#### Exercise description:
Set down each record below precisely, skipping the pictures.
──────────
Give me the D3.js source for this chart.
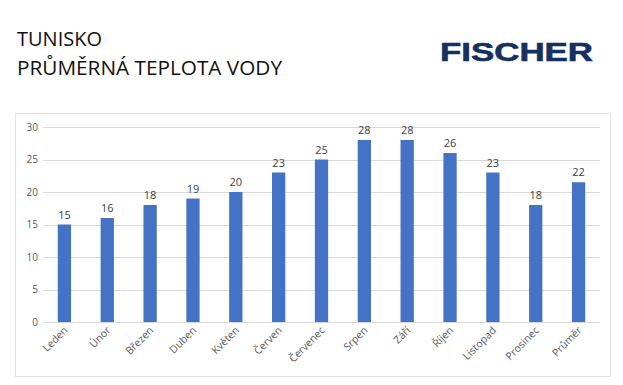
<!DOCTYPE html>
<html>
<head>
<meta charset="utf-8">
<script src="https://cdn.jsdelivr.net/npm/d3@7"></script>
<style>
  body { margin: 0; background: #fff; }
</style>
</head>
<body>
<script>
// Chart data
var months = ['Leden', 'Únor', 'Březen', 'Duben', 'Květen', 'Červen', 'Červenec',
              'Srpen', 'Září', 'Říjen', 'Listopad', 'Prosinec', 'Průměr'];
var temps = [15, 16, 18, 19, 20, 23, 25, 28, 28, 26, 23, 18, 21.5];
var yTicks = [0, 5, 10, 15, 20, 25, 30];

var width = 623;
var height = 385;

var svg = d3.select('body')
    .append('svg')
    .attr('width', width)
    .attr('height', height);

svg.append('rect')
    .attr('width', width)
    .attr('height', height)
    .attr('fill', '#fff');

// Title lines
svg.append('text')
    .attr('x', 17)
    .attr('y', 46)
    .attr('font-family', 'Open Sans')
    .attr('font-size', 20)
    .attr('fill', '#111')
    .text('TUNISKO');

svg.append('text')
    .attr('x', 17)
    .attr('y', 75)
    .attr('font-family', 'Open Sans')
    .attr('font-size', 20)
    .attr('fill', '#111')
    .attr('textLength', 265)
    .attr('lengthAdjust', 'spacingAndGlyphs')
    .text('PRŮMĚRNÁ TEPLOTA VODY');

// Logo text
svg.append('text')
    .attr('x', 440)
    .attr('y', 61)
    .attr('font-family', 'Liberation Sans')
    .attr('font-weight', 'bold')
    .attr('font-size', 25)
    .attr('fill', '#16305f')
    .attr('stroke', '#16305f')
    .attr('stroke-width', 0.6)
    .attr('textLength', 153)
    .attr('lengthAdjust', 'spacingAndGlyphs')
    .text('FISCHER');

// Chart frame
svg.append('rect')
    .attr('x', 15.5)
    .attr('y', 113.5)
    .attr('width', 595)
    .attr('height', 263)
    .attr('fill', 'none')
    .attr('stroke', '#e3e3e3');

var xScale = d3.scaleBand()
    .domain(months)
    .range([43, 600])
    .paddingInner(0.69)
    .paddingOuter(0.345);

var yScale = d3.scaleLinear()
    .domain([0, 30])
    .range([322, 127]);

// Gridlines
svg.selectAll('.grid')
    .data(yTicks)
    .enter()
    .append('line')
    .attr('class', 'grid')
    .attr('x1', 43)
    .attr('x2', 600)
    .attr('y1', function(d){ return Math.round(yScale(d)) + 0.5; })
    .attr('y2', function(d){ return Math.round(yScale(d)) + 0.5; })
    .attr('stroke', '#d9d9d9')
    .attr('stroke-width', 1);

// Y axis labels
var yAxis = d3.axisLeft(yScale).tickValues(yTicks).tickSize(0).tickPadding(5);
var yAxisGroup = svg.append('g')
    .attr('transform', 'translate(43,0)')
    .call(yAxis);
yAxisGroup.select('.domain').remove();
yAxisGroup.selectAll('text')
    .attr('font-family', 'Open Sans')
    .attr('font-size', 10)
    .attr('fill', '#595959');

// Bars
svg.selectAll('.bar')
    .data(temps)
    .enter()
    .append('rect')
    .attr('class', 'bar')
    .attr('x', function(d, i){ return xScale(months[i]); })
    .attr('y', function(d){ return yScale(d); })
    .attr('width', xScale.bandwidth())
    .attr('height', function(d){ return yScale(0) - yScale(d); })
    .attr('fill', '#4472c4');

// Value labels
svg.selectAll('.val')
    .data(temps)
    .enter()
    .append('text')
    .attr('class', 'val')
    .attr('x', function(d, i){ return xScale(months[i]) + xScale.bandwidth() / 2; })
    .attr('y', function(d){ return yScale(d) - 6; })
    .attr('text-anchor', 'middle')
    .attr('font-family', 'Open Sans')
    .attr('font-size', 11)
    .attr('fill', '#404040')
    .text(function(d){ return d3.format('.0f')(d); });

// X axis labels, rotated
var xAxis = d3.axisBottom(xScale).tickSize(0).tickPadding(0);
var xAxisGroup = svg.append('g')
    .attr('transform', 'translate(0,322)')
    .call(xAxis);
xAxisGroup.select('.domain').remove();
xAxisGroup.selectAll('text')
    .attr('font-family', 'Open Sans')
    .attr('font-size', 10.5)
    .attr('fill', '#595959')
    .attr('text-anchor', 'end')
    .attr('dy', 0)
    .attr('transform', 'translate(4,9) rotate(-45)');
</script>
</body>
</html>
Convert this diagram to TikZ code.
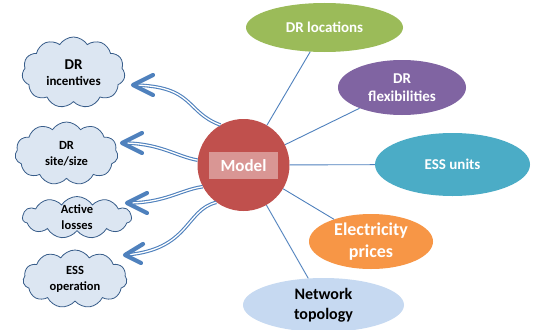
──────────
#### Correct answer:
Give me the D3.js source for this chart.
<!DOCTYPE html>
<html>
<head>
<meta charset="utf-8">
<script src="https://cdn.jsdelivr.net/npm/d3@7"></script>
<style>
  body { margin: 0; background: #fff; }
</style>
</head>
<body>
<script>
// Chart data
var months = ['Leden', 'Únor', 'Březen', 'Duben', 'Květen', 'Červen', 'Červenec',
              'Srpen', 'Září', 'Říjen', 'Listopad', 'Prosinec', 'Průměr'];
var temps = [15, 16, 18, 19, 20, 23, 25, 28, 28, 26, 23, 18, 21.5];
var yTicks = [0, 5, 10, 15, 20, 25, 30];

var width = 623;
var height = 385;

var svg = d3.select('body')
    .append('svg')
    .attr('width', width)
    .attr('height', height);

svg.append('rect')
    .attr('width', width)
    .attr('height', height)
    .attr('fill', '#fff');

// Title lines
svg.append('text')
    .attr('x', 17)
    .attr('y', 46)
    .attr('font-family', 'Open Sans')
    .attr('font-size', 20)
    .attr('fill', '#111')
    .text('TUNISKO');

svg.append('text')
    .attr('x', 17)
    .attr('y', 75)
    .attr('font-family', 'Open Sans')
    .attr('font-size', 20)
    .attr('fill', '#111')
    .attr('textLength', 265)
    .attr('lengthAdjust', 'spacingAndGlyphs')
    .text('PRŮMĚRNÁ TEPLOTA VODY');

// Logo text
svg.append('text')
    .attr('x', 440)
    .attr('y', 61)
    .attr('font-family', 'Liberation Sans')
    .attr('font-weight', 'bold')
    .attr('font-size', 25)
    .attr('fill', '#16305f')
    .attr('stroke', '#16305f')
    .attr('stroke-width', 0.6)
    .attr('textLength', 153)
    .attr('lengthAdjust', 'spacingAndGlyphs')
    .text('FISCHER');

// Chart frame
svg.append('rect')
    .attr('x', 15.5)
    .attr('y', 113.5)
    .attr('width', 595)
    .attr('height', 263)
    .attr('fill', 'none')
    .attr('stroke', '#e3e3e3');

var xScale = d3.scaleBand()
    .domain(months)
    .range([43, 600])
    .paddingInner(0.69)
    .paddingOuter(0.345);

var yScale = d3.scaleLinear()
    .domain([0, 30])
    .range([322, 127]);

// Gridlines
svg.selectAll('.grid')
    .data(yTicks)
    .enter()
    .append('line')
    .attr('class', 'grid')
    .attr('x1', 43)
    .attr('x2', 600)
    .attr('y1', function(d){ return Math.round(yScale(d)) + 0.5; })
    .attr('y2', function(d){ return Math.round(yScale(d)) + 0.5; })
    .attr('stroke', '#d9d9d9')
    .attr('stroke-width', 1);

// Y axis labels
var yAxis = d3.axisLeft(yScale).tickValues(yTicks).tickSize(0).tickPadding(5);
var yAxisGroup = svg.append('g')
    .attr('transform', 'translate(43,0)')
    .call(yAxis);
yAxisGroup.select('.domain').remove();
yAxisGroup.selectAll('text')
    .attr('font-family', 'Open Sans')
    .attr('font-size', 10)
    .attr('fill', '#595959');

// Bars
svg.selectAll('.bar')
    .data(temps)
    .enter()
    .append('rect')
    .attr('class', 'bar')
    .attr('x', function(d, i){ return xScale(months[i]); })
    .attr('y', function(d){ return yScale(d); })
    .attr('width', xScale.bandwidth())
    .attr('height', function(d){ return yScale(0) - yScale(d); })
    .attr('fill', '#4472c4');

// Value labels
svg.selectAll('.val')
    .data(temps)
    .enter()
    .append('text')
    .attr('class', 'val')
    .attr('x', function(d, i){ return xScale(months[i]) + xScale.bandwidth() / 2; })
    .attr('y', function(d){ return yScale(d) - 6; })
    .attr('text-anchor', 'middle')
    .attr('font-family', 'Open Sans')
    .attr('font-size', 11)
    .attr('fill', '#404040')
    .text(function(d){ return d3.format('.0f')(d); });

// X axis labels, rotated
var xAxis = d3.axisBottom(xScale).tickSize(0).tickPadding(0);
var xAxisGroup = svg.append('g')
    .attr('transform', 'translate(0,322)')
    .call(xAxis);
xAxisGroup.select('.domain').remove();
xAxisGroup.selectAll('text')
    .attr('font-family', 'Open Sans')
    .attr('font-size', 10.5)
    .attr('fill', '#595959')
    .attr('text-anchor', 'end')
    .attr('dy', 0)
    .attr('transform', 'translate(4,9) rotate(-45)');
</script>
</body>
</html>
Convert this diagram to TikZ code.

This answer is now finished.